'''

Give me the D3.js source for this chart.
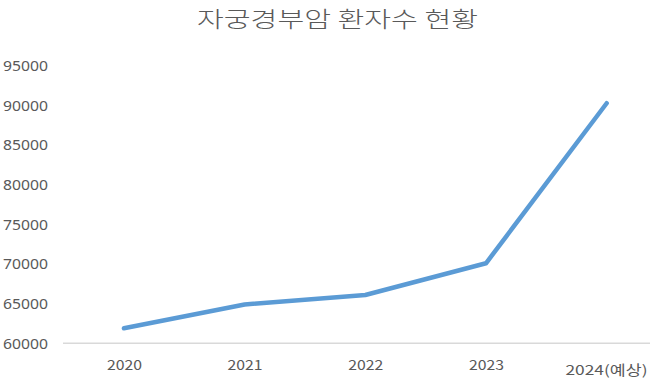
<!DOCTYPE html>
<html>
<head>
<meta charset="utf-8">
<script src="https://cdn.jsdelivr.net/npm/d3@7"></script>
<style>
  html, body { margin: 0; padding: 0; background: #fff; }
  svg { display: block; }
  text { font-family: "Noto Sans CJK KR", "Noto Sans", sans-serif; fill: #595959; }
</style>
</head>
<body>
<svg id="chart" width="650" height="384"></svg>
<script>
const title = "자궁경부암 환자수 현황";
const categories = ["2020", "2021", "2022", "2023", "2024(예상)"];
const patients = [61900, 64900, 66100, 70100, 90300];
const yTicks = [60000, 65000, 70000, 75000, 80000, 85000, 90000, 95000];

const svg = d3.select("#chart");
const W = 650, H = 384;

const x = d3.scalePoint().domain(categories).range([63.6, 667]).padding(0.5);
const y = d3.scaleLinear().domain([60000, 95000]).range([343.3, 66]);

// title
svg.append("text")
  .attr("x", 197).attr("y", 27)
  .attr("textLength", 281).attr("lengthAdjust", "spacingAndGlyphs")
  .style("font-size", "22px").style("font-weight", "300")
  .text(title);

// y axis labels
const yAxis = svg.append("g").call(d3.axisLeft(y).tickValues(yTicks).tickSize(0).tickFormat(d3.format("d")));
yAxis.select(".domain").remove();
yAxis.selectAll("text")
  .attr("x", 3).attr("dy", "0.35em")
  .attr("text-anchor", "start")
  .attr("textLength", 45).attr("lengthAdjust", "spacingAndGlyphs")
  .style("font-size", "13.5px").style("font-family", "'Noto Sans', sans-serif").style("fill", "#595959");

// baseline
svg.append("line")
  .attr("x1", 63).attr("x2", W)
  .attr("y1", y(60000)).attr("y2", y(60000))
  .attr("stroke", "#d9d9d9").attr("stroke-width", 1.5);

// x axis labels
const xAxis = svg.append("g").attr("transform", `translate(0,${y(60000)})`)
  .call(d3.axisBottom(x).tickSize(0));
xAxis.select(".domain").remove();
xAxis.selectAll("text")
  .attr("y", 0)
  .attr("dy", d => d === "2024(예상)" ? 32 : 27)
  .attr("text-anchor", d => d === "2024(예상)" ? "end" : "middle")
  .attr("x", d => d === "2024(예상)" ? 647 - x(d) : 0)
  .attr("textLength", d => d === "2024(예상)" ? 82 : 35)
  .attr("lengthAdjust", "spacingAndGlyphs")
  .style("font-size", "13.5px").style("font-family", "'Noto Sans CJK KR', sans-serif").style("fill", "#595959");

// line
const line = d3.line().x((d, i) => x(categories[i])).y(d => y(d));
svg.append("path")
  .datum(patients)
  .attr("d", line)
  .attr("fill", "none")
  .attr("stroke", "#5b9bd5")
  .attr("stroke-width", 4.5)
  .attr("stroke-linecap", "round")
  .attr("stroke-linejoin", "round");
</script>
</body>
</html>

'''

Output all of the data exactly as it stands, minus any images.

REPLY:
Give me the D3.js source for this chart.
<!DOCTYPE html>
<html>
<head>
<meta charset="utf-8">
<script src="https://cdn.jsdelivr.net/npm/d3@7"></script>
<style>
  html, body { margin: 0; padding: 0; background: #fff; }
  svg { display: block; }
  text { font-family: "Noto Sans CJK KR", "Noto Sans", sans-serif; fill: #595959; }
</style>
</head>
<body>
<svg id="chart" width="650" height="384"></svg>
<script>
const title = "자궁경부암 환자수 현황";
const categories = ["2020", "2021", "2022", "2023", "2024(예상)"];
const patients = [61900, 64900, 66100, 70100, 90300];
const yTicks = [60000, 65000, 70000, 75000, 80000, 85000, 90000, 95000];

const svg = d3.select("#chart");
const W = 650, H = 384;

const x = d3.scalePoint().domain(categories).range([63.6, 667]).padding(0.5);
const y = d3.scaleLinear().domain([60000, 95000]).range([343.3, 66]);

// title
svg.append("text")
  .attr("x", 197).attr("y", 27)
  .attr("textLength", 281).attr("lengthAdjust", "spacingAndGlyphs")
  .style("font-size", "22px").style("font-weight", "300")
  .text(title);

// y axis labels
const yAxis = svg.append("g").call(d3.axisLeft(y).tickValues(yTicks).tickSize(0).tickFormat(d3.format("d")));
yAxis.select(".domain").remove();
yAxis.selectAll("text")
  .attr("x", 3).attr("dy", "0.35em")
  .attr("text-anchor", "start")
  .attr("textLength", 45).attr("lengthAdjust", "spacingAndGlyphs")
  .style("font-size", "13.5px").style("font-family", "'Noto Sans', sans-serif").style("fill", "#595959");

// baseline
svg.append("line")
  .attr("x1", 63).attr("x2", W)
  .attr("y1", y(60000)).attr("y2", y(60000))
  .attr("stroke", "#d9d9d9").attr("stroke-width", 1.5);

// x axis labels
const xAxis = svg.append("g").attr("transform", `translate(0,${y(60000)})`)
  .call(d3.axisBottom(x).tickSize(0));
xAxis.select(".domain").remove();
xAxis.selectAll("text")
  .attr("y", 0)
  .attr("dy", d => d === "2024(예상)" ? 32 : 27)
  .attr("text-anchor", d => d === "2024(예상)" ? "end" : "middle")
  .attr("x", d => d === "2024(예상)" ? 647 - x(d) : 0)
  .attr("textLength", d => d === "2024(예상)" ? 82 : 35)
  .attr("lengthAdjust", "spacingAndGlyphs")
  .style("font-size", "13.5px").style("font-family", "'Noto Sans CJK KR', sans-serif").style("fill", "#595959");

// line
const line = d3.line().x((d, i) => x(categories[i])).y(d => y(d));
svg.append("path")
  .datum(patients)
  .attr("d", line)
  .attr("fill", "none")
  .attr("stroke", "#5b9bd5")
  .attr("stroke-width", 4.5)
  .attr("stroke-linecap", "round")
  .attr("stroke-linejoin", "round");
</script>
</body>
</html>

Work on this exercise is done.